Following a White House decision to relax export controls on data encryption software, an alliance of 11 industry heavyweights has formed to act on the administration's new guidelines.
Until now, the US government has allowed only weak encryption software to be exported, fearing the technology may pose a threat if used by criminals. But this week the White House is promising to ease controls in order to facilitate global electronic commerce, on the condition that software developers begin work on so-called "key recovery systems" to go along with their software.
Key recovery systems would enable the government or a third party, through a court order if necessary, to access the data.
The coalition includes IBM, Apple, Digital, Groupe Bull and UPS. Its stated goal is to test and develop key recovery systems that will make secure, electronic global commerce possible.
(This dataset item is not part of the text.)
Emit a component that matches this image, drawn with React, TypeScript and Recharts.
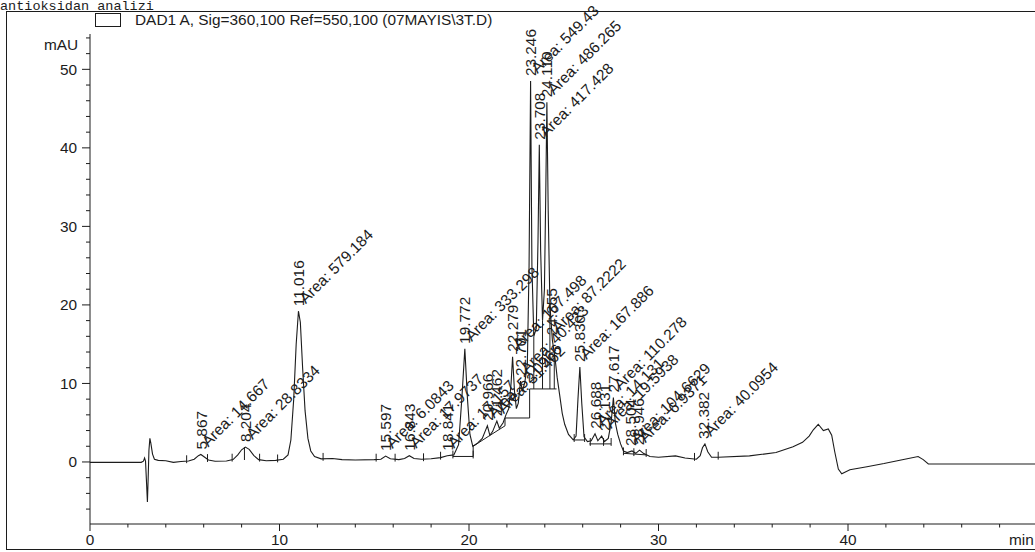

One alliance member says the key recovery system will not compromise the security of encrypted documents, since there is no single key that is kept in escrow by a third party.
"Multiple key recovery agents could each have a piece of the key," says Robert Rarog, public affairs manager for Digital. "That's one of the options we'll be looking at." Rarog says the alliance is not only responding to the White House policy revision, but has been talking about improving key recovery technologies for some time.
"It's not primarily for the government's use," he says, "but for use within private entities."
At least one company is opposed to the revised White House policy, saying it feels pressured to fall in behind the IBM-led alliance in order to be granted export approval. "Netscape is not averse to joining the coalition at a later date, but we can't compromise on our own technology," says Jeff Treuhaft, director of security at Netscape Communications.
"Netscape is cautiously optimistic about what IBM is doing, but IBM is a bridge between a software and a hardware company and doesn't understand the competetive pressures of a software-only company," he says. "The government is playing US companies against each other, while across the world a Japanese or German company could become the next Netscape."
The White House policy requires only that companies show they are committed to building and marketing future products that support key recovery, and that they meet certain benchmarks every six months. General export licences will be issued after a one-time review confirms companies are complying, according to a White House statement.
Rorag says additional companies are expected to join the alliance, which will make its first recommendations early in 1997, he says.